● **Stated exercise**
A precise retyping is required of every line from the one containing "Convert this chart to Apache ECharts code." down to the one containing "const pairs = (xs, ys, fx)", both included, and of no other line.

● **Data**
■ ■ ■ ■ ■ ■ ■

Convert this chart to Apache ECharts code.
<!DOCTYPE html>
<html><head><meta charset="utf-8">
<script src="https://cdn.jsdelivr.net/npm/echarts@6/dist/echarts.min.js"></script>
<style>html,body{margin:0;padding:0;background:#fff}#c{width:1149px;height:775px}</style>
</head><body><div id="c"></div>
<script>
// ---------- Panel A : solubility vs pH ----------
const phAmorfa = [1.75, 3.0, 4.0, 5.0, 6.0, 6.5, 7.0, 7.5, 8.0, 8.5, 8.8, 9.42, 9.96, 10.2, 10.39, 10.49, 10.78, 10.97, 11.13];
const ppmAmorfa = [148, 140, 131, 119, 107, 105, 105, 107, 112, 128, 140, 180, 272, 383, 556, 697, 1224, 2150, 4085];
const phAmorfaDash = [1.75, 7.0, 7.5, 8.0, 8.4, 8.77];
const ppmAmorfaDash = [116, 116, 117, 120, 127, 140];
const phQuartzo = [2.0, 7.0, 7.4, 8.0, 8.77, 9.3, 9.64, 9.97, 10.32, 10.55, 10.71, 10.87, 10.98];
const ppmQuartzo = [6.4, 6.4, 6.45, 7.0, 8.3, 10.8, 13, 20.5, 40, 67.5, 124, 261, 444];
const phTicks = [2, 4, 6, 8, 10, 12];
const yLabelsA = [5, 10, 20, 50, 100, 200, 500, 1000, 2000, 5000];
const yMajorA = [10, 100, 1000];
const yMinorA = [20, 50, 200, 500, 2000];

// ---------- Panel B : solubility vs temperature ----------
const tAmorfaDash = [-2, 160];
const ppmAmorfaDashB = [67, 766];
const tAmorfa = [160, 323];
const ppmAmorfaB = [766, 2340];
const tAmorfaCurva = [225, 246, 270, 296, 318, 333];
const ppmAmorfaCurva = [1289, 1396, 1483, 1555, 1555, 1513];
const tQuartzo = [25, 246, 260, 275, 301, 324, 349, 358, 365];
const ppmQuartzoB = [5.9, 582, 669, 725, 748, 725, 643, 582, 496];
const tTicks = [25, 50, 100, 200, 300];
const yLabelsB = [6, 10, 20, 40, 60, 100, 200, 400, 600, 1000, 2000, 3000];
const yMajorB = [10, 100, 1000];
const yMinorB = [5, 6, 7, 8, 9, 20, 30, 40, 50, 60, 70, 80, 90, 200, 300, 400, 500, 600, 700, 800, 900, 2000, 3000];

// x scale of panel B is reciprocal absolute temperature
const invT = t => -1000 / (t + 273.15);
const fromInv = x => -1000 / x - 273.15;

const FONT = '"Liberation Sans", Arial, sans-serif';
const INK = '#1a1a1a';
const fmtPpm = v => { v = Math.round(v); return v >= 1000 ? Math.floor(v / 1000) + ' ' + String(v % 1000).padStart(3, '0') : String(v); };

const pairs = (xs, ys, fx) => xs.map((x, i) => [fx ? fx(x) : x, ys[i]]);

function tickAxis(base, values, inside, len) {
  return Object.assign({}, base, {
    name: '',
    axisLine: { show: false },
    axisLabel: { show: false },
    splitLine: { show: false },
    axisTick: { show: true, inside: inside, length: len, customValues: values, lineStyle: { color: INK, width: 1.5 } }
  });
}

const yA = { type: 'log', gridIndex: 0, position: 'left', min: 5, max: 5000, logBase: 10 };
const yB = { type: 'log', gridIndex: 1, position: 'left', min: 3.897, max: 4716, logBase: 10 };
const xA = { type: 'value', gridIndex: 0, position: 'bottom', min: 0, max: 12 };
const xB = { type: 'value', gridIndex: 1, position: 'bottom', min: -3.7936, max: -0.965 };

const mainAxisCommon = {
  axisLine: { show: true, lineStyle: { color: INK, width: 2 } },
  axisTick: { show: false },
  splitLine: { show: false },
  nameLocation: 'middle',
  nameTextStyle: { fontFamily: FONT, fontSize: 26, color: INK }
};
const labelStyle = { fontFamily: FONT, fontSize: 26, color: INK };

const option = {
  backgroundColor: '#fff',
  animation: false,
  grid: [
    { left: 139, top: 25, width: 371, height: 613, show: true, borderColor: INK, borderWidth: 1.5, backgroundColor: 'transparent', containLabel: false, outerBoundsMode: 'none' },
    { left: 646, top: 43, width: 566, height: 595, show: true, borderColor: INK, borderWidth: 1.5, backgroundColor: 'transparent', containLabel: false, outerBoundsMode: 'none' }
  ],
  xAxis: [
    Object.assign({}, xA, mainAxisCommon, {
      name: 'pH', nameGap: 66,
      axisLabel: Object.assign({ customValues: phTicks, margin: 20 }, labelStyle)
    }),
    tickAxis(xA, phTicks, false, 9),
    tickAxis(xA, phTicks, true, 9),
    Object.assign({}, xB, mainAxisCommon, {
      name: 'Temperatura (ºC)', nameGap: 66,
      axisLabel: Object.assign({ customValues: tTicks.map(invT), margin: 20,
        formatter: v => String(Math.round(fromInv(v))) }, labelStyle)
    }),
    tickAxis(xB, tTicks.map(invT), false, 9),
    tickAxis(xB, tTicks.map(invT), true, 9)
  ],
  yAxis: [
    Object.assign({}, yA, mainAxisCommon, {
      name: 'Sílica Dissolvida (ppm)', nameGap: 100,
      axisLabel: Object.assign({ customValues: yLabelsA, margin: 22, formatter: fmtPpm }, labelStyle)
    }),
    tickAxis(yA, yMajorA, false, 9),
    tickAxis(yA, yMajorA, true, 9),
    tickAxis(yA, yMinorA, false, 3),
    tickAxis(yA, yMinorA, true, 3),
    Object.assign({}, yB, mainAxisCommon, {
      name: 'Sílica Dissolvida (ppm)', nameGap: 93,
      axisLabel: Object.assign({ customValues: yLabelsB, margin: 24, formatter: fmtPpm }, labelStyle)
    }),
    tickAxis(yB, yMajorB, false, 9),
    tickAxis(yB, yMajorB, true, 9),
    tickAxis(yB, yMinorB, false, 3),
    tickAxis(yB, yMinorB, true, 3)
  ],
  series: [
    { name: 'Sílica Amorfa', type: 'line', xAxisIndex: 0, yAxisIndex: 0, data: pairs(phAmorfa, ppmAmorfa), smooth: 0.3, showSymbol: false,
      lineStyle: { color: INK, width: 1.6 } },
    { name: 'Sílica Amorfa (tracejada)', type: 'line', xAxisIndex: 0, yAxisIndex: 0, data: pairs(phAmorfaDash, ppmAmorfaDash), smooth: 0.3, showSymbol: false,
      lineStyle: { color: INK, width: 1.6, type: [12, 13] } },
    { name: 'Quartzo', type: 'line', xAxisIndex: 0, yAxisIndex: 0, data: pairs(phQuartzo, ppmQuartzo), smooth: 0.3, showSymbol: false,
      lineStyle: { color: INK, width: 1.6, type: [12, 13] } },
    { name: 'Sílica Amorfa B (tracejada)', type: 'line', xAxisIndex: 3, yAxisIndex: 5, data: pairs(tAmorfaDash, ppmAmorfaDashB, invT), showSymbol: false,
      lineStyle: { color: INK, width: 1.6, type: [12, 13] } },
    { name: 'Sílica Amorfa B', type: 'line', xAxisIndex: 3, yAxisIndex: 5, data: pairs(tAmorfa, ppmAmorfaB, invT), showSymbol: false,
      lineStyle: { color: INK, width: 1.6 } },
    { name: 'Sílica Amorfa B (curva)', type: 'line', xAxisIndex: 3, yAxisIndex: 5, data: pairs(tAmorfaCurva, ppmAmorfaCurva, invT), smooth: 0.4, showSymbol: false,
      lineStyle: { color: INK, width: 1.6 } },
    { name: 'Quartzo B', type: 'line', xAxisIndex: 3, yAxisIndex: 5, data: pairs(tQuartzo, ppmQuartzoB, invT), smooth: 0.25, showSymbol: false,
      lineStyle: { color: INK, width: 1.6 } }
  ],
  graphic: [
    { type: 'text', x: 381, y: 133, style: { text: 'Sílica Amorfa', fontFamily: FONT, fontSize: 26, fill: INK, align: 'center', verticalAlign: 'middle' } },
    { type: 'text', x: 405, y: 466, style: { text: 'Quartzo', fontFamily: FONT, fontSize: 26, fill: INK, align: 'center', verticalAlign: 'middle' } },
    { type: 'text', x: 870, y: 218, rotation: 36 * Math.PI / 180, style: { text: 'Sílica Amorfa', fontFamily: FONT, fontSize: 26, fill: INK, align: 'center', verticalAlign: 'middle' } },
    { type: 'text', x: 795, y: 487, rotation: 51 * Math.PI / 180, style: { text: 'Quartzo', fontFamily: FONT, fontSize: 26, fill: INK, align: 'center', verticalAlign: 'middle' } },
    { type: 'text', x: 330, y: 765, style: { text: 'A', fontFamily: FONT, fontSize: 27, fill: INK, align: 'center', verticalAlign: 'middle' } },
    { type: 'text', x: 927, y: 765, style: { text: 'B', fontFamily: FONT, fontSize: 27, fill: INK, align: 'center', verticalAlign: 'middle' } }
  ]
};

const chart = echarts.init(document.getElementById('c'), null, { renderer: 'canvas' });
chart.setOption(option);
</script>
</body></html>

■ ■ ■ ■ ■ ■ ■

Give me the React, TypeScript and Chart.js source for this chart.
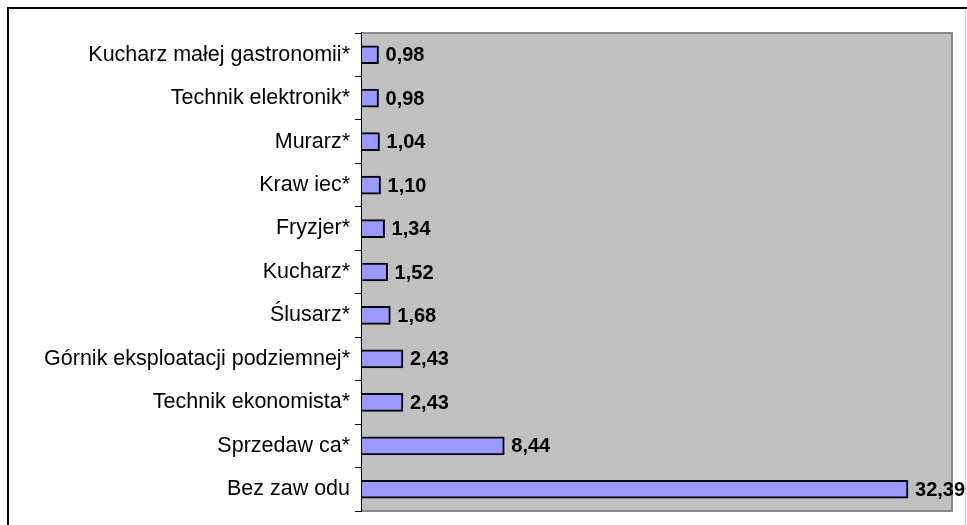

■ ■ ■ ■ ■ ■ ■

● **Answer to this problem**
Convert this chart to Apache ECharts code.
<!DOCTYPE html>
<html><head><meta charset="utf-8">
<script src="https://cdn.jsdelivr.net/npm/echarts@6/dist/echarts.min.js"></script>
<style>html,body{margin:0;padding:0;background:#fff}#c{width:1149px;height:775px}</style>
</head><body><div id="c"></div>
<script>
// ---------- Panel A : solubility vs pH ----------
const phAmorfa = [1.75, 3.0, 4.0, 5.0, 6.0, 6.5, 7.0, 7.5, 8.0, 8.5, 8.8, 9.42, 9.96, 10.2, 10.39, 10.49, 10.78, 10.97, 11.13];
const ppmAmorfa = [148, 140, 131, 119, 107, 105, 105, 107, 112, 128, 140, 180, 272, 383, 556, 697, 1224, 2150, 4085];
const phAmorfaDash = [1.75, 7.0, 7.5, 8.0, 8.4, 8.77];
const ppmAmorfaDash = [116, 116, 117, 120, 127, 140];
const phQuartzo = [2.0, 7.0, 7.4, 8.0, 8.77, 9.3, 9.64, 9.97, 10.32, 10.55, 10.71, 10.87, 10.98];
const ppmQuartzo = [6.4, 6.4, 6.45, 7.0, 8.3, 10.8, 13, 20.5, 40, 67.5, 124, 261, 444];
const phTicks = [2, 4, 6, 8, 10, 12];
const yLabelsA = [5, 10, 20, 50, 100, 200, 500, 1000, 2000, 5000];
const yMajorA = [10, 100, 1000];
const yMinorA = [20, 50, 200, 500, 2000];

// ---------- Panel B : solubility vs temperature ----------
const tAmorfaDash = [-2, 160];
const ppmAmorfaDashB = [67, 766];
const tAmorfa = [160, 323];
const ppmAmorfaB = [766, 2340];
const tAmorfaCurva = [225, 246, 270, 296, 318, 333];
const ppmAmorfaCurva = [1289, 1396, 1483, 1555, 1555, 1513];
const tQuartzo = [25, 246, 260, 275, 301, 324, 349, 358, 365];
const ppmQuartzoB = [5.9, 582, 669, 725, 748, 725, 643, 582, 496];
const tTicks = [25, 50, 100, 200, 300];
const yLabelsB = [6, 10, 20, 40, 60, 100, 200, 400, 600, 1000, 2000, 3000];
const yMajorB = [10, 100, 1000];
const yMinorB = [5, 6, 7, 8, 9, 20, 30, 40, 50, 60, 70, 80, 90, 200, 300, 400, 500, 600, 700, 800, 900, 2000, 3000];

// x scale of panel B is reciprocal absolute temperature
const invT = t => -1000 / (t + 273.15);
const fromInv = x => -1000 / x - 273.15;

const FONT = '"Liberation Sans", Arial, sans-serif';
const INK = '#1a1a1a';
const fmtPpm = v => { v = Math.round(v); return v >= 1000 ? Math.floor(v / 1000) + ' ' + String(v % 1000).padStart(3, '0') : String(v); };

const pairs = (xs, ys, fx) => xs.map((x, i) => [fx ? fx(x) : x, ys[i]]);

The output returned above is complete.